2015 in Review

We sold the cattle in April to an organic dairy family in Minnesota. They have abundant pasture and a love for cattle so I felt good about this. We found a new home for Ollie the emu where she/he (we never knew for sure) will be a real pet. The John Deere 4030 was ailing so we bought a new used Kubota. A new pug, Frankie, joined the family in February and it soon seemed like she was a life-long friend. She has a great interest in herding sheep. Unfortunately, the sheep don’t take her seriously unless Newton the Corgi is at work. We bought more sheep. I found a flock of Polypay ewes and lambs that the owner was selling because of a health problem. I sold the Polypay lambs in the fall. I also found a flock of Clun Forest ewes that were going to be sent to slaughter. I really like them. They are very smart sheep, very alert, but not flighty. The new sheep were confused at first about how things work around here. When I would go to move the flock, the Polypays would run away and the Cluns would rush through the gate with no idea where they were going, while my original flock calmly followed as I led the way to a new pasture. In the summer, a roofing crew came and put new metal roofs on the garage and the “milk house” which is our solar center and feed room. We had a lot of bulldozing done on the farm this year. In the spring, clearing the box elders away from perimeter fence and then, in the fall, shaping a new field road and waterway where we had erosion over the years. Right next to the new road, our Amish builders have put the poles up for a new shed, which will store round bales and equipment when completed this year. It was a busy, but productive year here on the farm!

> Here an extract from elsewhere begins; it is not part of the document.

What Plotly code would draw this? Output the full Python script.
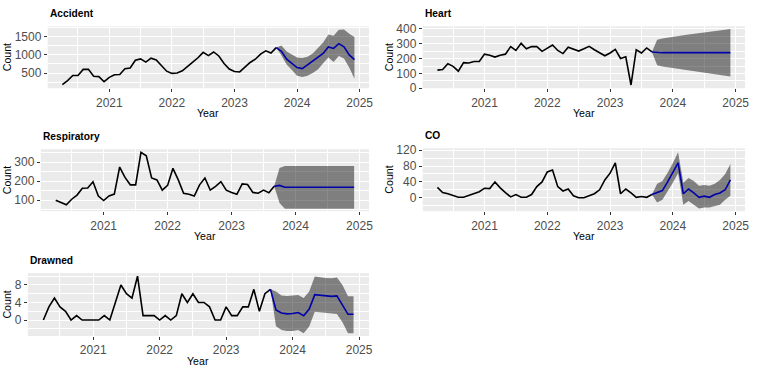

2 thoughts on “2015 in Review

  1. when all things are listed it looks like a lot but it is just day by day things. But big improvements now what is planed for 2016 ? Good farming

    1. I’m so glad you asked this, Butch. In 2016, when I go out to evaluate the pastures, I want to take my time, get off the Kubota UTV and down on my knees to really take a closer look at how the grasses are growing in each pasture, and make a more considered decision as to what field the flock moves into next and which fields get cut for hay and when.